Retrato do Brasil
Mário Magalhães
Os garotos da foto trabalham aqui no Rio como boleiros, ou apanhadores de bolas de tênis, no Clube dos Caiçaras.
Ou melhor, trabalhavam.
O Ministério Público do Trabalho identificou como trabalho infantil a atividade de mais de 20 adolescentes de 14 e 15 anos, e o _de fato_ trabalho foi interrompido há meio ano.
O Caiçaras alega que dava apoios diversos aos boleiros, inclusive escolar. E que em gorjetas eles podiam ganhar uns mil reais por mês. Fora do clube, perdem o dinheiro e a ajuda.
O imbroglio foi revelado na semana passada pelo jornalista Ancelmo Gois.
Desconheço muitas informações, por isso não posso julgar.
Mas sei que o Brasil que não abandona os mais fracos e pobres deve muito a procuradores que, até com o sacrifício da vida, têm batalhado contra condições indignas e ilegais de trabalho.
Cheguei a ler que a chance de os meninos se tornarem grandes jogadores de tênis terminou por culpa do MPT.
Falso. Jovens humildes não costumam se tornar tenistas profissionais porque tal esporte, no Brasil, é quase exclusividade da classe média para cima.
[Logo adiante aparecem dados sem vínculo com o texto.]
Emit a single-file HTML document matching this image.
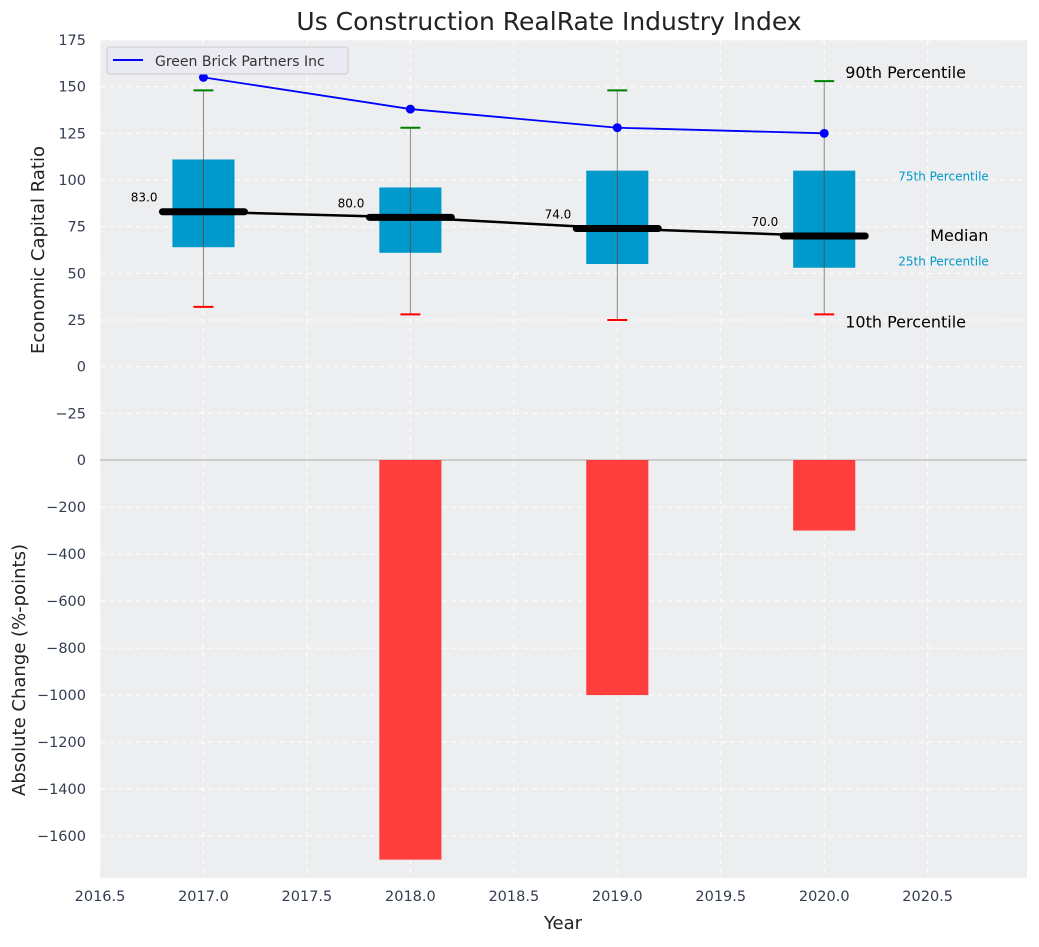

E nada impede o clube localizado na lagoa Rodrigo de Freitas de abrir suas portas para os antigos boleiros, em vez de apanharem bolas, passarem a aprender e treinar como jogadores. Ou impede?
É possível que haja um acordo, e os garotos ganhem o estatuto de aprendizes. O trabalho no país é vedado a menor de 16 anos, salvo na condição de aprendiz.
O que mais me impressionou foi a fotografia de Fernando Lemos, publicada na primeira página de ''O Globo'' deste domingo.
Todos os boleiros são negros ou mestiços.
E ainda tem gente proclamando democracia racial, ausência de racismo e outras balelas.
É obsceno comparar ''méritos'' quando as oportunidades são tão desiguais.
Até quando o lugar de meninos negros será somente fora das quadras, apanhando bolas de tenistas brancos?